2017 FORMULA 1 SINGAPORE AIRLINES SINGAPORE GRAND PRIX
SUNDAY TRACKSIDE ROUND-UP
17 September 2017, Singapore – Lewis Hamilton confounded expectations to take his third Marina Bay Street Circuit victory, his seventh of 2017 and the 60th of his Formula 1 career in Sunday’s 2017 Formula 1 Singapore Airlines Singapore Grand Prix.
With rain falling on the race start for the first time in Singapore’s 10-year Grand Prix history, the major drama all happened within the first three corners of the opening lap when the Ferraris of pole-sitter Sebastian Vettel and Kimi Räikkönen and the Red Bull of Max Verstappen all crashed out.
The young Dutchman was caught in a pincer movement by the two scarlet cars, taking his car and Räikkönen’s out instantly, while Vettel spun seconds later as Hamilton’s Mercedes streaked through from the third row to take a race lead it would never relinquish.
Before the race Hamilton had said he needed a miracle and he was quick to acknowledge his good fortune. “God blessed me today for sure,” said the 32-year-old Briton. “I capitalised on the incident – who would ever have known that would happen?”
Daniel Ricciardo’s Red Bull gave chase but could never get within striking distance, leaving the Australian to come home second for the third year in a row at Marina Bay. “I can’t win the bloody thing!” said Ricciardo in jest, “But I’m trying!”

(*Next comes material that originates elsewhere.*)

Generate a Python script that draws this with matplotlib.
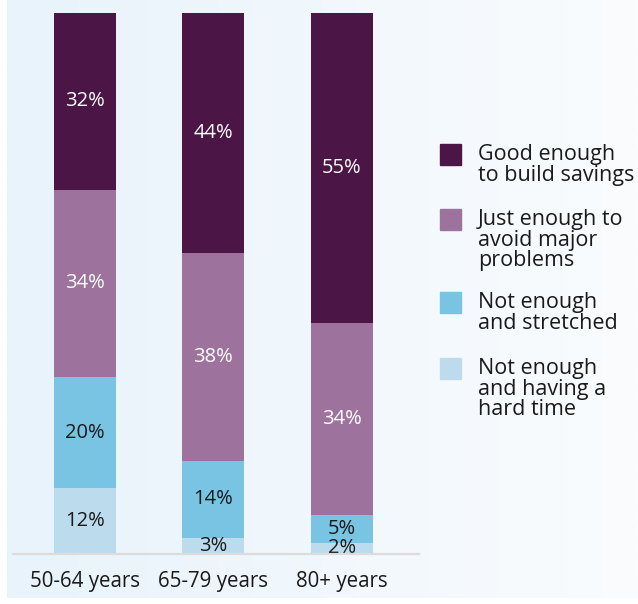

Third, rounding off a superb day for Mercedes, was Valtteri Bottas, a result that means Hamilton is now 28 points clear of Vettel in the drivers’ title race while Mercedes lead Ferrari by 102 points in the constructors’ stakes.
The early chaos made openings for other drivers and they took full advantage: Carlos Sainz, who will leave Toro Rosso at the end of the year, scored his best-ever finish in fourth ahead of Sergio Perez’s Force India, Jolyon Palmer, dropped by Renault for 2018 to make way for Sainz, achieved his best F1 result in sixth, and Stoffel Vandoorne’s McLaren was eighth to give the Belgian his own highest finish.
With the race ending at the two-hour limit after 58 of the scheduled 61 laps, only 12 cars finished, the lowest in Singapore’s first decade as a Grand Prix venue. Hamilton sweetened his day even further with a new lap record of 1 minute 45.008 seconds and summed it all up in one sentence.
“I needed it to rain,” he said, “and as soon as it began to rain I knew where I would finish.”
Away from the frenzy of F1 Ringo Chong and Martin Ragginger had great days of their own in the two support categories. Singapore driver Chong completed an outstanding double for the weekend in the Ferrari Challenge Asia Pacific, while Austrian ‘Raggi’ also took his second win in two days in the Porsche Carrera Cup Asia, where local drivers Andrew Tang and Yuey Tan were seventh and 11th respectively.
Sunday’s off-track highlights brought Calvin Harris, Duran Duran and Seal to centre stage around the Circuit Park to round off a 10th Singapore Grand Prix weekend attended by an above average crowd of 260,400 fans.